┌─ Data entries
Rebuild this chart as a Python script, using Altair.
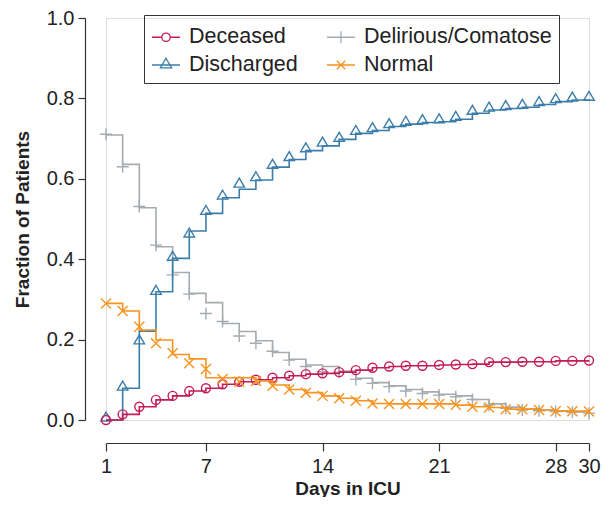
└─
┌─ Data entries
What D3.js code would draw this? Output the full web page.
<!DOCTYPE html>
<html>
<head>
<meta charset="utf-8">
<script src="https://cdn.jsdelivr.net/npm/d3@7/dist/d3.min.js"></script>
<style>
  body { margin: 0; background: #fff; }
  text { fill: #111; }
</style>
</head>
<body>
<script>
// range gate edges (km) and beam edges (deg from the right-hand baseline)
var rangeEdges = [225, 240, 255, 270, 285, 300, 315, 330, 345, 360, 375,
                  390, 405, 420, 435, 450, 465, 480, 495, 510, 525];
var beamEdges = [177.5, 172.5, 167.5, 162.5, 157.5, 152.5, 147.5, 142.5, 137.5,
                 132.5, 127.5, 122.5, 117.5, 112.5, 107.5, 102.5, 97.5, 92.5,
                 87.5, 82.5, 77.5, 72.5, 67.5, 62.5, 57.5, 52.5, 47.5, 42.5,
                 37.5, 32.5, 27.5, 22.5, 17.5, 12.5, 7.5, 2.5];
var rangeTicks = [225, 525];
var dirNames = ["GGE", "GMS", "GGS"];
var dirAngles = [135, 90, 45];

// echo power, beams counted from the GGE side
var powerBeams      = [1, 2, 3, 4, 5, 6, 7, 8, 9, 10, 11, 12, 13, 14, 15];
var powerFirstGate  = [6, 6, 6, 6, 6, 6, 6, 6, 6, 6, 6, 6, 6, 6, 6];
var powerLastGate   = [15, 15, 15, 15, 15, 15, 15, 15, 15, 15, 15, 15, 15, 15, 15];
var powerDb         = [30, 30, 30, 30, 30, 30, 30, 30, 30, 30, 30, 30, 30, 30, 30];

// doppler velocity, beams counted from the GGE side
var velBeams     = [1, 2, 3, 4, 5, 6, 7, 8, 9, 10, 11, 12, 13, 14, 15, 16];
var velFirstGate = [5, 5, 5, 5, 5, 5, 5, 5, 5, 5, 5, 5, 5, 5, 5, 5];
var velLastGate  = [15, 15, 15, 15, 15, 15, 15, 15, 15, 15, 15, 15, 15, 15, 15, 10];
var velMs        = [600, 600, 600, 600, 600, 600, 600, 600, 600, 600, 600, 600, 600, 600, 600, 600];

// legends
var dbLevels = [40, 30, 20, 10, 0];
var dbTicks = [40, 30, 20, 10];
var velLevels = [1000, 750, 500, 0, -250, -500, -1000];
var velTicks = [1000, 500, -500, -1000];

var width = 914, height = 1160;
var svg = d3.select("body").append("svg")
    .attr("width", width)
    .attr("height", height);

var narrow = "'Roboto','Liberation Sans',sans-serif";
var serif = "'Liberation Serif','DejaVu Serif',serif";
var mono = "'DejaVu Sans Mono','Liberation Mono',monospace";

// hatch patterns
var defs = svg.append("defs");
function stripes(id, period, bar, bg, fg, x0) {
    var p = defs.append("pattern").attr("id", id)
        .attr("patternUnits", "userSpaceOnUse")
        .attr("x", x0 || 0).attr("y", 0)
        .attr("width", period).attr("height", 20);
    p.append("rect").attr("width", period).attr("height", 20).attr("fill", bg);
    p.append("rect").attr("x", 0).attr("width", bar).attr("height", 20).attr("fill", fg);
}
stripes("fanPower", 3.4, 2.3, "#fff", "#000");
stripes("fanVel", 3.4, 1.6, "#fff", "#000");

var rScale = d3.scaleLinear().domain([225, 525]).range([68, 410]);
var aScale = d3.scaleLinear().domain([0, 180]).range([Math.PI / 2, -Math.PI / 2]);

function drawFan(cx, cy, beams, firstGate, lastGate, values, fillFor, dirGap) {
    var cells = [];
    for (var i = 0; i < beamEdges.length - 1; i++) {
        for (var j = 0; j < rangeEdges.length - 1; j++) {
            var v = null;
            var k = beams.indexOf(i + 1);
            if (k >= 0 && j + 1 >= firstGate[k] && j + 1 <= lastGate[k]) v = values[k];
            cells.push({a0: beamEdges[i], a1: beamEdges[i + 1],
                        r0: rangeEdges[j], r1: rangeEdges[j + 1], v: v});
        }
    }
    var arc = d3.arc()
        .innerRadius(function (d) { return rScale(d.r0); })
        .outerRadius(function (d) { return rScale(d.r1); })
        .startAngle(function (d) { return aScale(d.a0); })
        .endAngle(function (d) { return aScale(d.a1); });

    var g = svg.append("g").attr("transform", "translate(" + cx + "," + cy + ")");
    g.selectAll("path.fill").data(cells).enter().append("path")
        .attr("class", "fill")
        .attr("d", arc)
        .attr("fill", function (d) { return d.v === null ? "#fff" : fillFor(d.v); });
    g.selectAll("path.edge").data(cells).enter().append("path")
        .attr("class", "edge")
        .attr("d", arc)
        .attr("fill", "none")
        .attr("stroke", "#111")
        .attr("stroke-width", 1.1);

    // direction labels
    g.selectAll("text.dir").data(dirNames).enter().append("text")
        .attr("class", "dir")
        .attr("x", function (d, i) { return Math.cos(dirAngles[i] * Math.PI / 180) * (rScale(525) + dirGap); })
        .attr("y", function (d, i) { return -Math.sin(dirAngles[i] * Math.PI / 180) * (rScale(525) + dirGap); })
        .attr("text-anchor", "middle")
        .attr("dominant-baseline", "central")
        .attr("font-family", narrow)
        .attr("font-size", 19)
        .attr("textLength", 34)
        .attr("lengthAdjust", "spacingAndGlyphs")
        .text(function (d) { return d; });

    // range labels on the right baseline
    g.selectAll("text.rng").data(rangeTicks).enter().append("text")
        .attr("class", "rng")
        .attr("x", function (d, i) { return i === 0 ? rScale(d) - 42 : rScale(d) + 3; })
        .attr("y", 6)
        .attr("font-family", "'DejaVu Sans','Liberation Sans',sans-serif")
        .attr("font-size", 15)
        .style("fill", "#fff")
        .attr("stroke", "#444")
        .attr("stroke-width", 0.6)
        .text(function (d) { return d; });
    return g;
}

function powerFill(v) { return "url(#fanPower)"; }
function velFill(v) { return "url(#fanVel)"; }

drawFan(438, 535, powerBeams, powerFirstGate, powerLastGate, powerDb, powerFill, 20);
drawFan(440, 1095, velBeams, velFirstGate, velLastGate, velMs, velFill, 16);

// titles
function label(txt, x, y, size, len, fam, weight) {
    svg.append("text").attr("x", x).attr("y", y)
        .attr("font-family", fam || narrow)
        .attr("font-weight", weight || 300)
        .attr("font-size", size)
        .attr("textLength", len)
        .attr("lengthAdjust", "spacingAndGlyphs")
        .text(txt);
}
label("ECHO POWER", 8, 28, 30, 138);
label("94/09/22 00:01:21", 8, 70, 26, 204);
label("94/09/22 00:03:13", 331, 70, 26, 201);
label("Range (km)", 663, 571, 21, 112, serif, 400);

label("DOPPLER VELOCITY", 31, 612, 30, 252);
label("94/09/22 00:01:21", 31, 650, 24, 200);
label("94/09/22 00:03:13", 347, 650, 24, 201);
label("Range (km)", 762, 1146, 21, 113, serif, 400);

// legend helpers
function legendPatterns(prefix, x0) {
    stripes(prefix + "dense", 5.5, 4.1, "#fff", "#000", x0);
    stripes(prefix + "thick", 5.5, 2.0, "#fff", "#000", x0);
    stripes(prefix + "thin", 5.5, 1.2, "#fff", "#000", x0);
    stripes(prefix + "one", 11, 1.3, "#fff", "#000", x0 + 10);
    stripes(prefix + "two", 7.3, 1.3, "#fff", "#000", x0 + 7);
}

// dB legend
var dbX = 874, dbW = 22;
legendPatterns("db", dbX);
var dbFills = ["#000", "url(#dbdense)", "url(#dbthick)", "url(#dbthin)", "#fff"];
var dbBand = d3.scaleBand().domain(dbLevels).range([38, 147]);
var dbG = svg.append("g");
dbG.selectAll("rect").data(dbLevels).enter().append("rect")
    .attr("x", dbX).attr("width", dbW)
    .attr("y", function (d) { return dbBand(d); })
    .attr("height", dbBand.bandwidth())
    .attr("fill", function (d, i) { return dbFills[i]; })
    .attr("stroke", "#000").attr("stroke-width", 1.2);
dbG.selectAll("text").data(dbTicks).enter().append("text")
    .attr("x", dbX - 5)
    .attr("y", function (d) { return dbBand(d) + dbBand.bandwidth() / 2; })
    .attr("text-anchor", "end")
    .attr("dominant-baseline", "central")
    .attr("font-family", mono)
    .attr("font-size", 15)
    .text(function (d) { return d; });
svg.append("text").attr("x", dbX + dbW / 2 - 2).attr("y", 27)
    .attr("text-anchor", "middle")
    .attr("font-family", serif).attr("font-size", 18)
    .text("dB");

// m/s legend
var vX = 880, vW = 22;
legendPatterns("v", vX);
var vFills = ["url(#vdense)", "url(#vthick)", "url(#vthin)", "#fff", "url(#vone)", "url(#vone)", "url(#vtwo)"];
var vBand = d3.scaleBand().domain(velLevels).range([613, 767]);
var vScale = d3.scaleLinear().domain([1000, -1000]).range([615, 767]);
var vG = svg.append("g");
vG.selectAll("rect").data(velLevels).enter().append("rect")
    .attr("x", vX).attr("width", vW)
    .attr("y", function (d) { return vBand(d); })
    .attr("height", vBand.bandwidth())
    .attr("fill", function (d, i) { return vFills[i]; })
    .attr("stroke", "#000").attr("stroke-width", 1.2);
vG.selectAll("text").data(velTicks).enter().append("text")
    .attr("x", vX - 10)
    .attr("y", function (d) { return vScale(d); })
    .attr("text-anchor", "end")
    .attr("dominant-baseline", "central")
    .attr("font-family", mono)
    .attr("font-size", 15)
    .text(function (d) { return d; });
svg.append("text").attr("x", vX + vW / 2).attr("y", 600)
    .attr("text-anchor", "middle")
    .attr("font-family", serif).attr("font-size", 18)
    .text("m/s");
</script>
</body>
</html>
└─
**What is being asked**
Your answer should be one number: the count of lines in the data above that include the word "script".

**Solution to the problem**
4